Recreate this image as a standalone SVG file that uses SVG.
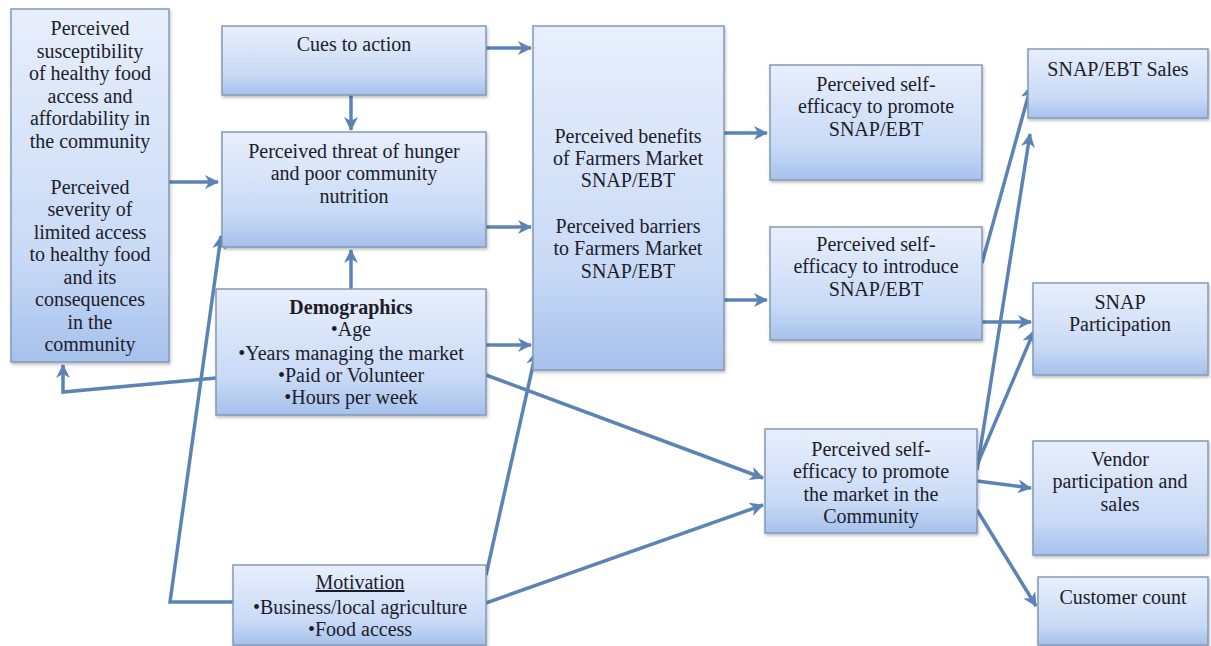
<svg xmlns="http://www.w3.org/2000/svg" width="1211" height="646" viewBox="0 0 1211 646">
<defs>
<linearGradient id="g" x1="0" y1="0" x2="0" y2="1">
<stop offset="0" stop-color="#e8effc"/>
<stop offset="0.7" stop-color="#c9daf6"/>
<stop offset="1" stop-color="#a6c1ec"/>
</linearGradient>
<filter id="sh" x="-5%" y="-5%" width="110%" height="115%">
<feDropShadow dx="1" dy="2" stdDeviation="1.5" flood-color="#000" flood-opacity="0.25"/>
</filter>
<marker id="ah" markerUnits="userSpaceOnUse" markerWidth="15" markerHeight="14" refX="13" refY="7" orient="auto">
<path d="M0,0 L14,7 L0,14 L4,7 z" fill="#5b84b5"/>
</marker>
<style>
.box{fill:url(#g);stroke:#8399b9;stroke-width:1.5;filter:url(#sh)}
.c{fill:none;stroke:#5b84b5;stroke-width:3.5;marker-end:url(#ah)}
</style>
</defs>
<rect width="1211" height="646" fill="#ffffff"/>

<g id="connectors">
<path class="c" d="M169,182 L218,182"/>
<path class="c" d="M351,95 L351,130"/>
<path class="c" d="M486,48 L531,48"/>
<path class="c" d="M486,227 L531,227"/>
<path class="c" d="M351,289 L351,250"/>
<path class="c" d="M486,345 L531,345"/>
<path class="c" d="M216,378 L63,392 L63,365"/>
<path class="c" d="M233,602 L170,602 L221,236"/>
<path class="c" d="M486,575 L536,352"/>
<path class="c" d="M486,375 L763,478"/>
<path class="c" d="M486,603 L763,505"/>
<path class="c" d="M724,133 L767,133"/>
<path class="c" d="M724,300 L767,300"/>
<path class="c" d="M982,263 L1031,86"/>
<path class="c" d="M977,470 L1030,134"/>
<path class="c" d="M982,322 L1031,322"/>
<path class="c" d="M977,465 L1034,331"/>
<path class="c" d="M977,481 L1031,488"/>
<path class="c" d="M977,510 L1036,606"/>
</g>

<g id="susceptibility">
<rect class="box" x="11" y="9" width="158" height="353"/>
<text font-family="Liberation Serif" font-size="20" fill="#1c1c2a" text-anchor="middle"><tspan x="90" y="35">Perceived</tspan><tspan x="90" y="58">susceptibility</tspan><tspan x="90" y="80">of healthy food</tspan><tspan x="90" y="103">access and</tspan><tspan x="90" y="125">affordability in</tspan><tspan x="90" y="148">the community</tspan><tspan x="90" y="194">Perceived</tspan><tspan x="90" y="216">severity of</tspan><tspan x="90" y="239">limited access</tspan><tspan x="90" y="261">to healthy food</tspan><tspan x="90" y="284">and its</tspan><tspan x="90" y="306">consequences</tspan><tspan x="90" y="329">in the</tspan><tspan x="90" y="351">community</tspan></text>
</g>

<g id="cues">
<rect class="box" x="222" y="26" width="264" height="69"/>
<text font-family="Liberation Serif" font-size="20" fill="#1c1c2a" text-anchor="middle"><tspan x="354" y="51">Cues to action</tspan></text>
</g>

<g id="threat">
<rect class="box" x="222" y="132" width="264" height="115"/>
<text font-family="Liberation Serif" font-size="20" fill="#1c1c2a" text-anchor="middle"><tspan x="354" y="158">Perceived threat of hunger</tspan><tspan x="354" y="180">and poor community</tspan><tspan x="354" y="203">nutrition</tspan></text>
</g>

<g id="demographics">
<rect class="box" x="216" y="289" width="270" height="126"/>
<text font-family="Liberation Serif" font-size="20" fill="#1c1c2a" text-anchor="middle"><tspan x="351" y="314" font-weight="bold">Demographics</tspan><tspan x="351" y="336">•Age</tspan><tspan x="351" y="360">•Years managing the market</tspan><tspan x="351" y="382">•Paid or Volunteer</tspan><tspan x="351" y="404">•Hours per week</tspan></text>
</g>

<g id="motivation">
<rect class="box" x="233" y="565" width="253" height="80"/>
<text font-family="Liberation Serif" font-size="20" fill="#1c1c2a" text-anchor="middle"><tspan x="360" y="589" text-decoration="underline">Motivation</tspan><tspan x="360" y="614">•Business/local agriculture</tspan><tspan x="360" y="636">•Food access</tspan></text>
</g>

<g id="benefits">
<rect class="box" x="533" y="26" width="191" height="344"/>
<text font-family="Liberation Serif" font-size="20" fill="#1c1c2a" text-anchor="middle"><tspan x="628" y="143">Perceived benefits</tspan><tspan x="628" y="165">of  Farmers Market</tspan><tspan x="628" y="187">SNAP/EBT</tspan><tspan x="628" y="233">Perceived barriers</tspan><tspan x="628" y="255">to Farmers Market</tspan><tspan x="628" y="278">SNAP/EBT</tspan></text>
</g>

<g id="promote-snap">
<rect class="box" x="770" y="65" width="212" height="115"/>
<text font-family="Liberation Serif" font-size="20" fill="#1c1c2a" text-anchor="middle"><tspan x="876" y="91">Perceived self-</tspan><tspan x="876" y="113">efficacy to promote</tspan><tspan x="876" y="136">SNAP/EBT</tspan></text>
</g>

<g id="introduce-snap">
<rect class="box" x="770" y="227" width="212" height="113"/>
<text font-family="Liberation Serif" font-size="20" fill="#1c1c2a" text-anchor="middle"><tspan x="876" y="251">Perceived self-</tspan><tspan x="876" y="273">efficacy to introduce</tspan><tspan x="876" y="296">SNAP/EBT</tspan></text>
</g>

<g id="promote-market">
<rect class="box" x="765" y="429" width="212" height="104"/>
<text font-family="Liberation Serif" font-size="20" fill="#1c1c2a" text-anchor="middle"><tspan x="871" y="456">Perceived self-</tspan><tspan x="871" y="478">efficacy to promote</tspan><tspan x="871" y="501">the market in the</tspan><tspan x="871" y="523">Community</tspan></text>
</g>

<g id="snap-sales">
<rect class="box" x="1028" y="49" width="180" height="69"/>
<text font-family="Liberation Serif" font-size="20" fill="#1c1c2a" text-anchor="middle"><tspan x="1118" y="76">SNAP/EBT Sales</tspan></text>
</g>

<g id="snap-participation">
<rect class="box" x="1033" y="283" width="175" height="92"/>
<text font-family="Liberation Serif" font-size="20" fill="#1c1c2a" text-anchor="middle"><tspan x="1120" y="309">SNAP</tspan><tspan x="1120" y="331">Participation</tspan></text>
</g>

<g id="vendor">
<rect class="box" x="1033" y="441" width="175" height="114"/>
<text font-family="Liberation Serif" font-size="20" fill="#1c1c2a" text-anchor="middle"><tspan x="1120" y="466">Vendor</tspan><tspan x="1120" y="488">participation and</tspan><tspan x="1120" y="511">sales</tspan></text>
</g>

<g id="customer">
<rect class="box" x="1038" y="577" width="170" height="68"/>
<text font-family="Liberation Serif" font-size="20" fill="#1c1c2a" text-anchor="middle"><tspan x="1123" y="604">Customer count</tspan></text>
</g>
</svg>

———

Reproduce the material in full, word for word, and omit the pictures.

Recreate this image as a standalone SVG file that uses SVG.
<svg xmlns="http://www.w3.org/2000/svg" width="1211" height="646" viewBox="0 0 1211 646">
<defs>
<linearGradient id="g" x1="0" y1="0" x2="0" y2="1">
<stop offset="0" stop-color="#e8effc"/>
<stop offset="0.7" stop-color="#c9daf6"/>
<stop offset="1" stop-color="#a6c1ec"/>
</linearGradient>
<filter id="sh" x="-5%" y="-5%" width="110%" height="115%">
<feDropShadow dx="1" dy="2" stdDeviation="1.5" flood-color="#000" flood-opacity="0.25"/>
</filter>
<marker id="ah" markerUnits="userSpaceOnUse" markerWidth="15" markerHeight="14" refX="13" refY="7" orient="auto">
<path d="M0,0 L14,7 L0,14 L4,7 z" fill="#5b84b5"/>
</marker>
<style>
.box{fill:url(#g);stroke:#8399b9;stroke-width:1.5;filter:url(#sh)}
.c{fill:none;stroke:#5b84b5;stroke-width:3.5;marker-end:url(#ah)}
</style>
</defs>
<rect width="1211" height="646" fill="#ffffff"/>

<g id="connectors">
<path class="c" d="M169,182 L218,182"/>
<path class="c" d="M351,95 L351,130"/>
<path class="c" d="M486,48 L531,48"/>
<path class="c" d="M486,227 L531,227"/>
<path class="c" d="M351,289 L351,250"/>
<path class="c" d="M486,345 L531,345"/>
<path class="c" d="M216,378 L63,392 L63,365"/>
<path class="c" d="M233,602 L170,602 L221,236"/>
<path class="c" d="M486,575 L536,352"/>
<path class="c" d="M486,375 L763,478"/>
<path class="c" d="M486,603 L763,505"/>
<path class="c" d="M724,133 L767,133"/>
<path class="c" d="M724,300 L767,300"/>
<path class="c" d="M982,263 L1031,86"/>
<path class="c" d="M977,470 L1030,134"/>
<path class="c" d="M982,322 L1031,322"/>
<path class="c" d="M977,465 L1034,331"/>
<path class="c" d="M977,481 L1031,488"/>
<path class="c" d="M977,510 L1036,606"/>
</g>

<g id="susceptibility">
<rect class="box" x="11" y="9" width="158" height="353"/>
<text font-family="Liberation Serif" font-size="20" fill="#1c1c2a" text-anchor="middle"><tspan x="90" y="35">Perceived</tspan><tspan x="90" y="58">susceptibility</tspan><tspan x="90" y="80">of healthy food</tspan><tspan x="90" y="103">access and</tspan><tspan x="90" y="125">affordability in</tspan><tspan x="90" y="148">the community</tspan><tspan x="90" y="194">Perceived</tspan><tspan x="90" y="216">severity of</tspan><tspan x="90" y="239">limited access</tspan><tspan x="90" y="261">to healthy food</tspan><tspan x="90" y="284">and its</tspan><tspan x="90" y="306">consequences</tspan><tspan x="90" y="329">in the</tspan><tspan x="90" y="351">community</tspan></text>
</g>

<g id="cues">
<rect class="box" x="222" y="26" width="264" height="69"/>
<text font-family="Liberation Serif" font-size="20" fill="#1c1c2a" text-anchor="middle"><tspan x="354" y="51">Cues to action</tspan></text>
</g>

<g id="threat">
<rect class="box" x="222" y="132" width="264" height="115"/>
<text font-family="Liberation Serif" font-size="20" fill="#1c1c2a" text-anchor="middle"><tspan x="354" y="158">Perceived threat of hunger</tspan><tspan x="354" y="180">and poor community</tspan><tspan x="354" y="203">nutrition</tspan></text>
</g>

<g id="demographics">
<rect class="box" x="216" y="289" width="270" height="126"/>
<text font-family="Liberation Serif" font-size="20" fill="#1c1c2a" text-anchor="middle"><tspan x="351" y="314" font-weight="bold">Demographics</tspan><tspan x="351" y="336">•Age</tspan><tspan x="351" y="360">•Years managing the market</tspan><tspan x="351" y="382">•Paid or Volunteer</tspan><tspan x="351" y="404">•Hours per week</tspan></text>
</g>

<g id="motivation">
<rect class="box" x="233" y="565" width="253" height="80"/>
<text font-family="Liberation Serif" font-size="20" fill="#1c1c2a" text-anchor="middle"><tspan x="360" y="589" text-decoration="underline">Motivation</tspan><tspan x="360" y="614">•Business/local agriculture</tspan><tspan x="360" y="636">•Food access</tspan></text>
</g>

<g id="benefits">
<rect class="box" x="533" y="26" width="191" height="344"/>
<text font-family="Liberation Serif" font-size="20" fill="#1c1c2a" text-anchor="middle"><tspan x="628" y="143">Perceived benefits</tspan><tspan x="628" y="165">of  Farmers Market</tspan><tspan x="628" y="187">SNAP/EBT</tspan><tspan x="628" y="233">Perceived barriers</tspan><tspan x="628" y="255">to Farmers Market</tspan><tspan x="628" y="278">SNAP/EBT</tspan></text>
</g>

<g id="promote-snap">
<rect class="box" x="770" y="65" width="212" height="115"/>
<text font-family="Liberation Serif" font-size="20" fill="#1c1c2a" text-anchor="middle"><tspan x="876" y="91">Perceived self-</tspan><tspan x="876" y="113">efficacy to promote</tspan><tspan x="876" y="136">SNAP/EBT</tspan></text>
</g>

<g id="introduce-snap">
<rect class="box" x="770" y="227" width="212" height="113"/>
<text font-family="Liberation Serif" font-size="20" fill="#1c1c2a" text-anchor="middle"><tspan x="876" y="251">Perceived self-</tspan><tspan x="876" y="273">efficacy to introduce</tspan><tspan x="876" y="296">SNAP/EBT</tspan></text>
</g>

<g id="promote-market">
<rect class="box" x="765" y="429" width="212" height="104"/>
<text font-family="Liberation Serif" font-size="20" fill="#1c1c2a" text-anchor="middle"><tspan x="871" y="456">Perceived self-</tspan><tspan x="871" y="478">efficacy to promote</tspan><tspan x="871" y="501">the market in the</tspan><tspan x="871" y="523">Community</tspan></text>
</g>

<g id="snap-sales">
<rect class="box" x="1028" y="49" width="180" height="69"/>
<text font-family="Liberation Serif" font-size="20" fill="#1c1c2a" text-anchor="middle"><tspan x="1118" y="76">SNAP/EBT Sales</tspan></text>
</g>

<g id="snap-participation">
<rect class="box" x="1033" y="283" width="175" height="92"/>
<text font-family="Liberation Serif" font-size="20" fill="#1c1c2a" text-anchor="middle"><tspan x="1120" y="309">SNAP</tspan><tspan x="1120" y="331">Participation</tspan></text>
</g>

<g id="vendor">
<rect class="box" x="1033" y="441" width="175" height="114"/>
<text font-family="Liberation Serif" font-size="20" fill="#1c1c2a" text-anchor="middle"><tspan x="1120" y="466">Vendor</tspan><tspan x="1120" y="488">participation and</tspan><tspan x="1120" y="511">sales</tspan></text>
</g>

<g id="customer">
<rect class="box" x="1038" y="577" width="170" height="68"/>
<text font-family="Liberation Serif" font-size="20" fill="#1c1c2a" text-anchor="middle"><tspan x="1123" y="604">Customer count</tspan></text>
</g>
</svg>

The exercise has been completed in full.